The bioaccumulation of buried polychlorinated biphenyls (PCBs) and polybrominated diphenyl ethers (PBDEs) added to specific depths in sediment (2.0-2.5, 5.0-5.5 and 10.0-10.5cm) was studied in two infaunal species with similar feeding habits (surface deposit-feeders) but different bioturbation modes. The deep-burrowing polychaetes Marenzelleria spp. (Mz) displayed up to 36 times higher tissue concentrations of buried (spiked) contaminants than the surface-dwelling biodiffusing amphipod Monoporeia affinis. The differences in bioaccumulation were most pronounced for less hydrophobic contaminants due to the bioirrigating activity of Mz. Contaminants buried at shallow depths displayed higher accumulation than more deeply buried contaminants. In contrast, the bioaccumulation of unspiked (native) contaminants with a uniform vertical distribution in the sediment was similar between the species.

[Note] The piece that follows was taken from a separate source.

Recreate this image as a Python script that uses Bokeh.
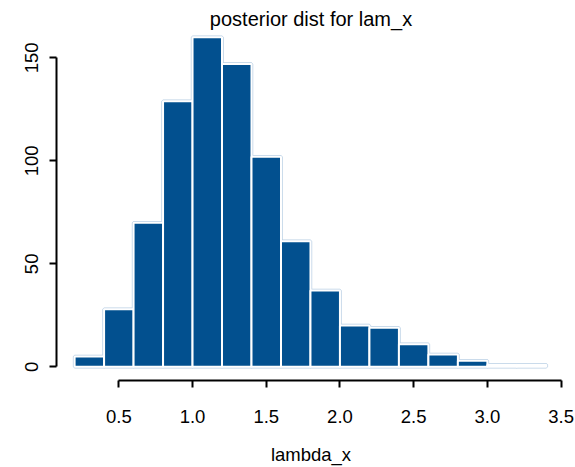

For Mz, the BSAFs increased with increased K(OW) for the uniformly distributed contaminants, but decreased for the buried contaminants, which indicates that the dominant uptake routes of the buried contaminants can differ from the uniformly distributed contaminants. The surface sediment concentration of buried contaminants increased in Mz treatments, showing that Mz bioturbation can remobilize historically buried contaminants to the biologically active surface layer and increase the exposure for surface-dwelling species.